Étienne Wolff (« Fulgentiana », p. 431-443), dont on annonce la publication prochaine aux Belles-Lettres d’une traduction commentée de l’Expositio Virgilianae continentiae du mythographe Fulgence, propose quelques observations sur l’interprétation allégorique de l’Énéide qui est l’objet de ce texte. Sur le problème du lien entre le Mythographe et Fulgence de Ruspe — que l’ auteur est prêt à accepter —, voir G. Hays, « The Date and Identity of the Mythographer Fulgentius », Journal of Medieval Latin, 13, 2003, p. 163-252 (contre), et A. Isola, « Sul problema dei due Fulgenzii : un contributo della Vita Fulgentii », Auctores Nostri, 1, 2004, p. 103-117 (pour). Sur la question de l’allégorie, on se reportera aux communications rassemblées dans Allégorie des poètes. Allégorie des philosophes. Études sur la poétique et l’herméneutique de l’allégorie de l’Antiquité à la Réforme.
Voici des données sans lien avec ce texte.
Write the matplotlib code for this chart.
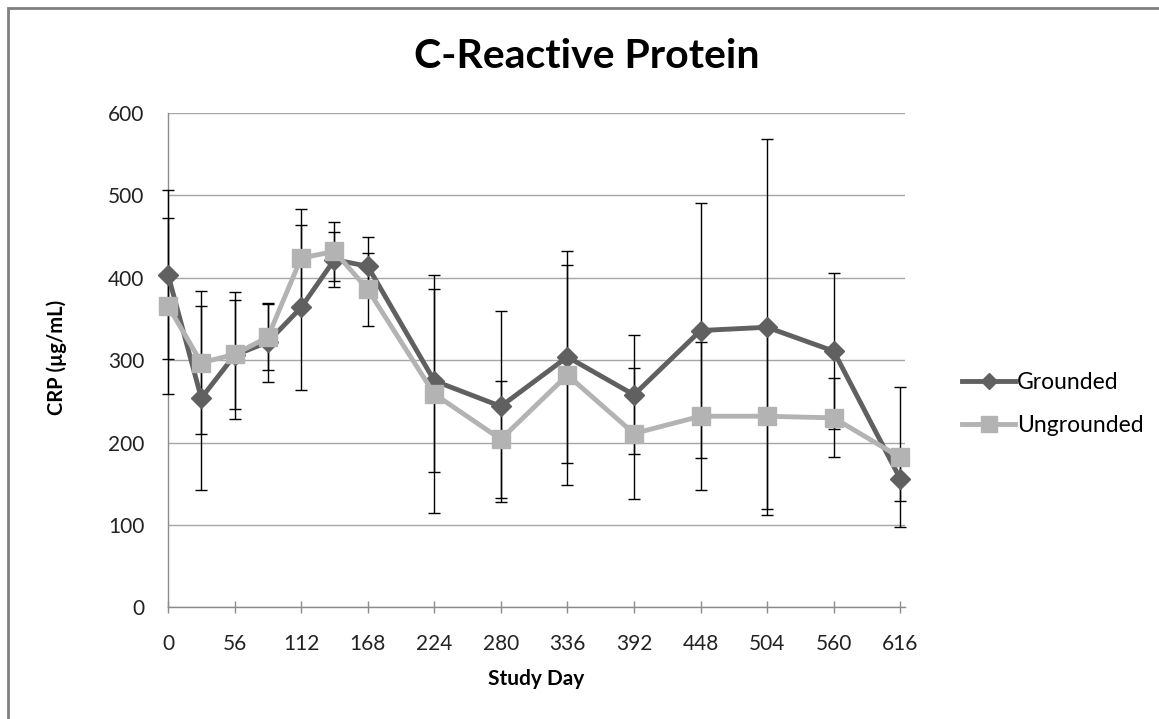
import numpy as np
import matplotlib.pyplot as plt
from matplotlib.patches import Rectangle

# study days and mean CRP (ug/mL) with SD for each group
days = [0, 28, 56, 84, 112, 140, 168, 224, 280, 336, 392, 448, 504, 560, 616]
grounded = [404, 254, 306, 322, 364, 422, 414, 275, 244, 304, 258, 336, 340, 311, 156]
grounded_sd = [102, 112, 77, 48, 100, 33, 36, 111, 116, 129, 72, 155, 228, 95, 27]
ungrounded = [366, 297, 307, 328, 424, 432, 386, 259, 204, 282, 211, 232, 232, 230, 182]
ungrounded_sd = [107, 87, 66, 40, 60, 36, 44, 145, 71, 133, 80, 90, 112, 48, 85]
xticks = [0, 56, 112, 168, 224, 280, 336, 392, 448, 504, 560, 616]
yticks = [0, 100, 200, 300, 400, 500, 600]

plt.rcParams['font.family'] = ['Lato', 'DejaVu Sans']

W, H = 1159, 719
fig = plt.figure(figsize=(W / 100, H / 100), dpi=100)
fig.patch.set_facecolor('white')

# outer chart border
fig.patches.append(Rectangle((7.5 / W, -0.05), 1.1, 1 - 8 / H + 0.05,
                             transform=fig.transFigure, fill=False,
                             edgecolor='#808080', linewidth=2.0))

ax = fig.add_axes([168 / W, (H - 607.4) / H, (905 - 168) / W, (607.4 - 113) / H])
ax.set_xlim(0, 620)
ax.set_ylim(0, 600)

ax.yaxis.grid(True, color='#a6a6a6', linewidth=1.0)
ax.set_axisbelow(True)
ax.set_yticks(yticks)

for s in ['top', 'right']:
    ax.spines[s].set_visible(False)
for s in ['left', 'bottom']:
    ax.spines[s].set_color('#8c8c8c')
    ax.spines[s].set_linewidth(1.0)

ax.set_xticks(xticks)
ax.tick_params(axis='x', direction='inout', length=8, width=1, color='#8c8c8c',
               pad=15, labelsize=15, labelcolor='#222222')
ax.tick_params(axis='y', length=0, pad=17, labelsize=15, labelcolor='#222222')

# error bars under the lines
ax.errorbar(days, grounded, yerr=grounded_sd, fmt='none', ecolor='black',
            elinewidth=1.0, capsize=4, capthick=1.0, zorder=3, clip_on=False)
ax.errorbar(days, ungrounded, yerr=ungrounded_sd, fmt='none', ecolor='black',
            elinewidth=1.0, capsize=4, capthick=1.0, zorder=3, clip_on=False)

ax.plot(days, grounded, color='#606060', linewidth=3.5, marker='D',
        markersize=10, label='Grounded', zorder=4, clip_on=False)
ax.plot(days, ungrounded, color='#b3b3b3', linewidth=3.5, marker='s',
        markersize=13, label='Ungrounded', zorder=5, clip_on=False)

fig.text(587 / W, 1 - 57 / H, 'C-Reactive Protein', ha='center', va='center',
         fontsize=29.5, fontweight='bold', color='black')
fig.text(536 / W, 1 - 679 / H, 'Study Day', ha='center', va='center',
         fontsize=15, fontweight='bold', color='black')
fig.text(57 / W, 1 - 357 / H, 'CRP (µg/mL)', ha='center', va='center',
         rotation=90, fontsize=14.5, fontweight='bold', color='black')

fig.legend(loc='center left', bbox_to_anchor=(953 / W, 1 - 404 / H),
           frameon=False, fontsize=16.5, handlelength=2.3, handletextpad=0.1,
           labelspacing=1.0, borderaxespad=0, markerscale=0.85)

fig.savefig('out.png', dpi=100)
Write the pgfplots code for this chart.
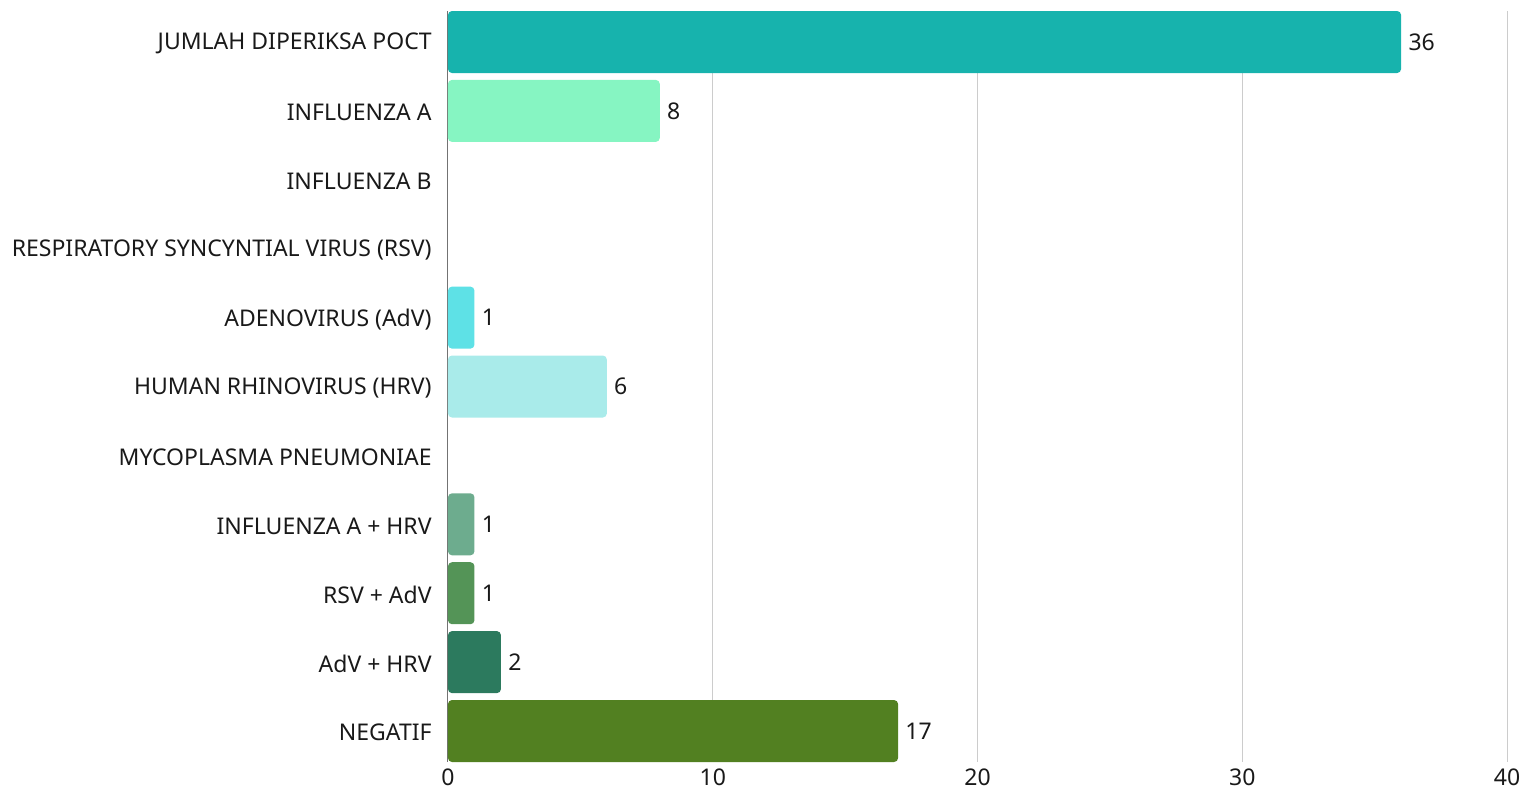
\documentclass[border=0pt]{standalone}
\usepackage{fontspec}
\setmainfont{Noto Sans}
\usepackage{pgfplots}
\pgfplotsset{compat=1.18}

\definecolor{cA}{HTML}{17B3AD}
\definecolor{cB}{HTML}{86F5C2}
\definecolor{cC}{HTML}{5EE1E6}
\definecolor{cD}{HTML}{A9EBEA}
\definecolor{cE}{HTML}{6DAC8E}
\definecolor{cF}{HTML}{549457}
\definecolor{cG}{HTML}{2C7A5E}
\definecolor{cH}{HTML}{528021}

\begin{document}
\begin{tikzpicture}
\begin{axis}[
    name=ax,
    xbar, bar width=31pt, bar shift=0pt,
    scale only axis, width=529.5pt, height=375.5pt,
    xmin=0, xmax=40, ymin=-0.45, ymax=10.45, y dir=reverse,
    ytick={0,...,10},
    yticklabels={JUMLAH DIPERIKSA POCT, INFLUENZA A, INFLUENZA B,
        RESPIRATORY SYNCYNTIAL VIRUS (RSV), ADENOVIRUS (AdV),
        HUMAN RHINOVIRUS (HRV), MYCOPLASMA PNEUMONIAE,
        INFLUENZA A + HRV, RSV + AdV, AdV + HRV, NEGATIF},
    xtick={0,10,20,30,40},
    xmajorgrids, grid style={black!20, line width=0.5pt},
    axis lines=left, axis line style={-},
    x axis line style={draw=none},
    y axis line style={black!55, line width=0.5pt},
    major tick length=0pt,
    tick label style={font=\fontsize{11.5}{13}\selectfont, text=black!90, inner sep=0pt},
    yticklabel style={anchor=east, xshift=-8pt, yshift=-0.8pt},
    xticklabel style={anchor=north, yshift=-3pt},
    /pgf/number format/assume math mode=true,
    point meta=x,
    nodes near coords,
    nodes near coords style={anchor=west, inner sep=0pt, xshift=3.5pt,
        font=\fontsize{11.5}{13}\selectfont, text=black!90},
    every axis plot/.append style={draw=none, rounded corners=2pt},
]
\addplot[fill=cA] coordinates {(36,0)};
\addplot[fill=cB] coordinates {(8,1)};
\addplot[fill=cC] coordinates {(1,4)};
\addplot[fill=cD] coordinates {(6,5)};
\addplot[fill=cE] coordinates {(1,7)};
\addplot[fill=cF] coordinates {(1,8)};
\addplot[fill=cG] coordinates {(2,9)};
\addplot[fill=cH] coordinates {(17,10)};
\end{axis}
\path[use as bounding box] ([xshift=-224pt,yshift=-14pt]ax.south west)
    rectangle ([xshift=8pt,yshift=5.5pt]ax.north east);
\end{tikzpicture}
\end{document}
Table ronde internationale de l’Institut des traditions textuelles (Fédération de recherche 33 du CNRS), G. Dahan, R. Goulet éd., Paris 2005 (Textes et traditions 10).

Giuseppe Zecchini (« Note sull’atteggiamento di Sulpicio Severo verso l’Impero Romano », p. 445-456) clôt cette riche moisson d’études, en reprenant une partie de sa contribution au volume Greek and Roman historiography in late antiquity : fourth to sixth century A. D., G. Marasco éd., Leyde 2003 (« Latin Historiography. Jerome, Orosius and the Western Chronicles », p. 317-345). Il met en valeur en particulier l’antipathie de Sulpice Sévère à l’égard d’Ambroise et la présence du thème de l’Antéchrist, sur lequel on pourra lire Cristian Badilita, Métamorphoses de l’Antichrist chez les Pères de L’Église, Paris 2005 (Théologie historique 116).

Michel-Yves Perrin, Rouen
myperrin@wanadoo.fr


[1] On trouvera sur le site électronique de l’Académie une courte notice biographique sur le récipiendaire de ces mélanges : http://aibl.fr/fr/membres/academ/callu.html

[2] Aux remarques de J. Fündling, dans Bryn Mawr Classical Review 2004. 10. 06, on ajoutera entre autres : p. 115 : lire « né entre 42/45 et 51/54 » et non « né entre 42/45 et 53/51 » ; p. 123 (texte grec) : lire « Theou » et non « Thou » ; p. 124 ss : quelques erreurs de transcodage du grec ; p. 199 n. 22 : lire « il ricordo ancora nel VI secolo » et non « nel IV secolo » ; p. 219 : lire « à partir du milieu du IVesiècle », et non «  du Ve siècle ».